I first participated in CAP Asia in the Spring of 2005 when I joined Nihal Perera, a faculty member in urban planning, and a group of eighteen students around the middle of their trip. I was arriving to participate in a scheduled two-week building workshop, which was to take place in India, but the plan had changed. In response to the devastating Tsunami of 2005, Nihal and then co-director Wes Janz had changed their plans on the fly, and redirected this (building) segment of the trip to Nihal’s home country of Sri Lanka, where Nihal leveraged his personal and professional connections to get the students on the “front lines” of aid workers providing relief to the devastated southern region of the country. In Sri Lanka alone, over twenty thousand had died and many more had been displaced by the Tsunami. The experience that unfolded over the next fifteen days changed me, redefined the idea of “immersive learning” and influenced the way I have led students on over ten international field studies in subsequent years. The work and support of our students as we helped clean up and begin to rebuild made a meaningful impact in the small village of Kalametiya, which had lost eleven residents to the disaster, and left a lasting impact on all those involved.

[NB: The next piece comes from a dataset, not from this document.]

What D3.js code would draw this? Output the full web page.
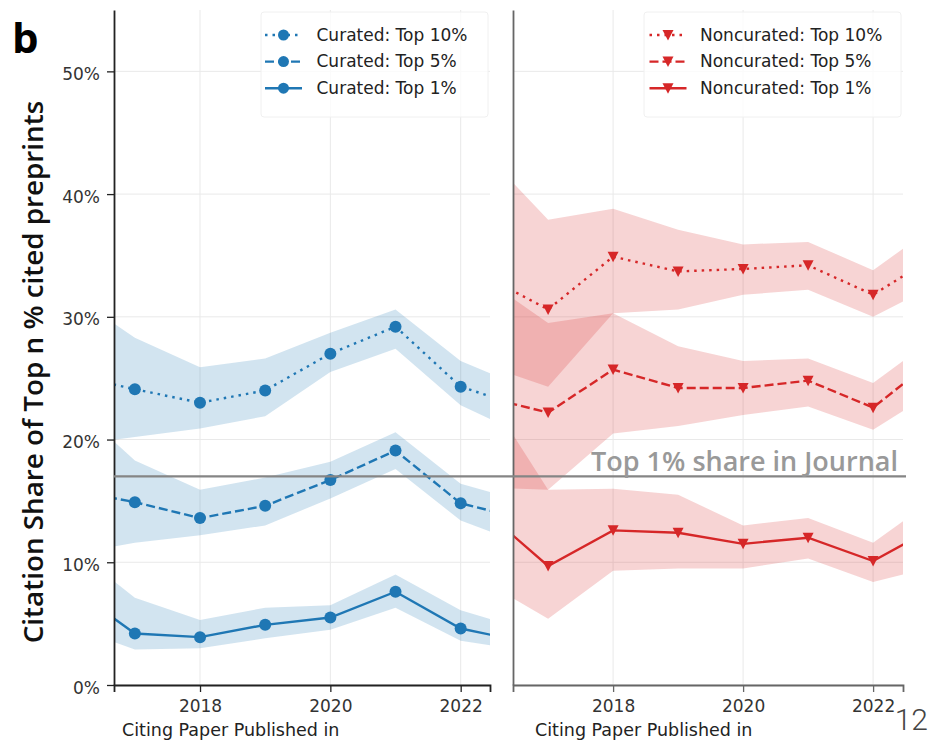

I have since participated as a guest in one other CAP Asia (2008) and served as co-director for the most recent trip, CAP Asia X, in the Spring Semester of 2019. On the most recent trip I remember waking, along with a group of six students, very early one morning to join a local monk in the small town of Natonchan in the Sukhothai region of Thailand. We had been invited to participate in the “Tak Bat” ritual, a ritual performed by monks for hundreds of years for spiritual redemption. In this tradition Monks will leave their temples before dawn and walk a prescribed route through the town, accepting “alms”, usually food or small gifts for the monks, from worshipers kneeling along the side of the route. That morning Dahmamitta (the buddhist monk who had become our friend and advocate in the town), the six students and myself walked silently in single file throughout the town on the route of over five miles. We saw the town wake, we saw the sun rise, and we saw Dahmamitta bless the alm givers and helped her carry the offerings. As I write this I see a coin that was given to me and each member of the student group by a worshiper along the route as we walked that morning with Dahmamitta, its placed next to my desk as a reminder of that powerful experience.
These two experiences, dissimilar and separated by fourteen years, have something in common that manifests itself in many different ways throughout the CAP Asia experience, and can vary for individual members of the trip. Each experience described moved beyond being a tourist in powerful ways. This is what CAP Asia, and what Nihal, does so well. By expanding and amplifying the notion of immersive learning, by approaching travel with the understanding that one learns from rather than imposes knowledge on a place, it sets the stage for meaningful experiences that move beyond tourism. The trip is well structured but structured in a way that not only accommodates but encourages engaging the unexpected. The trip is at times uncomfortable and challenging, but always exciting and inspirational. I look forward to participating again as co-director of the upcoming trip and wonder what adventures await!